A Financial Markets Authority review - which said the regulator was recognised as being capable, credible and professional - has infuriated those caught up in David Ross' Ponzi scheme, and called 'self-serving' by an investor group.
A review by consultancy Oliver Wyman on perspectives from the market regulator's stakeholders was released yesterday.
"The FMA has received wide recognition as a capable, credible and professional regulator after establishing a significantly stronger and improved regulatory framework...,"the executive summary of the stakeholder report said.
"Stakeholders were highly satisfied with the FMA's achievement of a significant cultural turn-around from the Securities Commission through its collaborative, engaged and proactive working style and a significant increase in staff capabilities including the extensive revamping of staff, attraction of good talent and strong leadership and market presence," the report said.
"There is a view of them as the Sheriff on the horse coming into town to clean it up - this is a good starting point," one stakeholder was quoted as saying.

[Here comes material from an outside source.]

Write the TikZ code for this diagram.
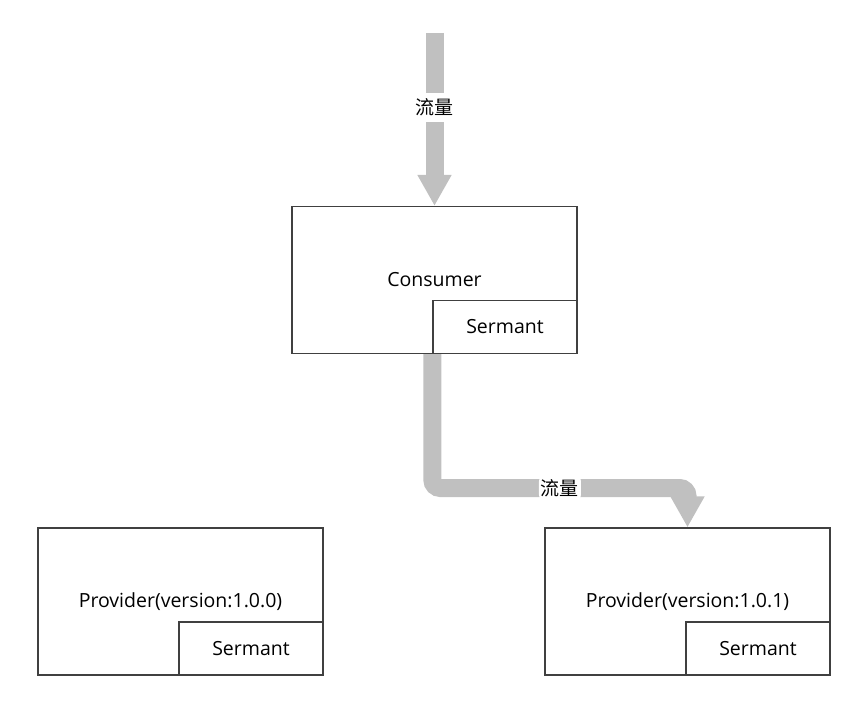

The report also noted where stakeholders saw shortcomings and numerous areas where the regulator could improve.
A statement today from the Ross Asset Management Investors group said there could be "no doubt" the FMA review was a response to its "terrible performance over the collapse" of Wellington-based RAM, which failed last year causing investors to lose in excess of $115 million.

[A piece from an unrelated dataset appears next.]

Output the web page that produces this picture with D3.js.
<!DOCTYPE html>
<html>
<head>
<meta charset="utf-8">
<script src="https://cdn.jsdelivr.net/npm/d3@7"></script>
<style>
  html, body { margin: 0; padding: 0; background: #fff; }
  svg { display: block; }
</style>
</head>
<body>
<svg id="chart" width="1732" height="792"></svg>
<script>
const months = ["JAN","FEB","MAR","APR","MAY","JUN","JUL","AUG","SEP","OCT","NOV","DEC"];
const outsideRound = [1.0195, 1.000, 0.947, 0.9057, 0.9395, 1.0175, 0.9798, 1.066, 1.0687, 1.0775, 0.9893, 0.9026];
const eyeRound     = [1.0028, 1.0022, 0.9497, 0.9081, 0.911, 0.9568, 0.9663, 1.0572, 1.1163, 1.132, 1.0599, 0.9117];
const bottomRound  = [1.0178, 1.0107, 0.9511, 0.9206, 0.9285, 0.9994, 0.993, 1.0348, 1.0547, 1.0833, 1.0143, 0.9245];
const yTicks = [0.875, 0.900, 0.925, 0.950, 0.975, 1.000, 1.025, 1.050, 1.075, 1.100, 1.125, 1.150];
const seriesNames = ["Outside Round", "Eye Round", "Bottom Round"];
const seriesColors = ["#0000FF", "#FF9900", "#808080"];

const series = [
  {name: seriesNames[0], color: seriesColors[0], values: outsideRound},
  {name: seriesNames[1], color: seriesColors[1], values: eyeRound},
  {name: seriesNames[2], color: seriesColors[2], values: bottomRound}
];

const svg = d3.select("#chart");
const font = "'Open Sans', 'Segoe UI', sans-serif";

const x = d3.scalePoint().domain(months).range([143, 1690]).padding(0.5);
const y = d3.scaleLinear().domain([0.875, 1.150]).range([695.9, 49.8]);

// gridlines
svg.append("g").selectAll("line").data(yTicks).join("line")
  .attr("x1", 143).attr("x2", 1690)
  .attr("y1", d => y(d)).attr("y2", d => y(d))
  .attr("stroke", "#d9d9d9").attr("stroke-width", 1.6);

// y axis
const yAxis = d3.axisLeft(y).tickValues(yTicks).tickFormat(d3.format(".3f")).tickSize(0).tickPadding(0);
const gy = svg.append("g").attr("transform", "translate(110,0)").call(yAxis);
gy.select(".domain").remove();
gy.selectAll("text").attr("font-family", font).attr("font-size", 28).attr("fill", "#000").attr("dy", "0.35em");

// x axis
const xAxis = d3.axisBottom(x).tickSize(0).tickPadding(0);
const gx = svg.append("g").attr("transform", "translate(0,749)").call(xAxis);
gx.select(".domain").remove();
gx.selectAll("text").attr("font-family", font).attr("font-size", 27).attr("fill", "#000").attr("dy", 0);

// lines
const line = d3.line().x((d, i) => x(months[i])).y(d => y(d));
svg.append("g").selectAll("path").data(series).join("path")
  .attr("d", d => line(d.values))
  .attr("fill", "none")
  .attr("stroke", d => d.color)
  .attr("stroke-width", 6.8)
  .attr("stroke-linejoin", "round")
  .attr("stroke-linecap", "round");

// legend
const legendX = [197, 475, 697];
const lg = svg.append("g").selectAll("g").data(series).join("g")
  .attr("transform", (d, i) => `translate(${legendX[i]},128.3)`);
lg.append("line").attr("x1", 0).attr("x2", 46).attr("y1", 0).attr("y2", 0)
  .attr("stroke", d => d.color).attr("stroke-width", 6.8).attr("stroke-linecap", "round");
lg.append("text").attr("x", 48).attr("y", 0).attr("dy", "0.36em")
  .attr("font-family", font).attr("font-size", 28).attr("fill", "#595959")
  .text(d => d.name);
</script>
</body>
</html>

"By restricting its review to 'stakeholders' in the industry, who work with the FMA, and ignoring customers, especially those who have lost most everything, the FMA has committed a profound corporate gaff," the group said.
Ross, who ran what is believed to be the country's biggest Ponzi scheme through RAM, reported false profits of $351 million between June 2000 and September 2012 from the purported trading of fictitious securities.
Ross' offices at RAM were raided by the FMA in November last year when investors complained of problems with getting their money out.
After pleaded guilty to eight charges - including four of false accounting and one of theft by a person in a special relationship - the 63-year-old fraudster was last month sentenced to 10 years 10 months' jail. This was the largest sentence handed out to date in a Serious Fraud Office prosecution, but was still regard by Ross' victims as being too lenient.
Ross was licensed as an Authorised Financial Adviser by the FMA - a designation investors have previously said they took comfort in.
"The FMA issued a licence to David Ross with no checks, misleading a host of investors to believe Ross was legitimate," the RAM investor group said today.
"A proper audit of Ross's activities has not been done post collapse, leading to an embarrassing recent find of one stash of hidden funds, and the potential for much more. Investors have been left in a legal vacuum with no clear path to recover their stolen property. Further, the cost of recovery is dumped on the investors who have lost everything, and those who made money," the statement said.
"To quote an investor 'The FMA is not the sheriff riding into town to clean it up, they are the horse and cart that picks up the horse poop after the bad guys have robbed the town'," the RAM group said.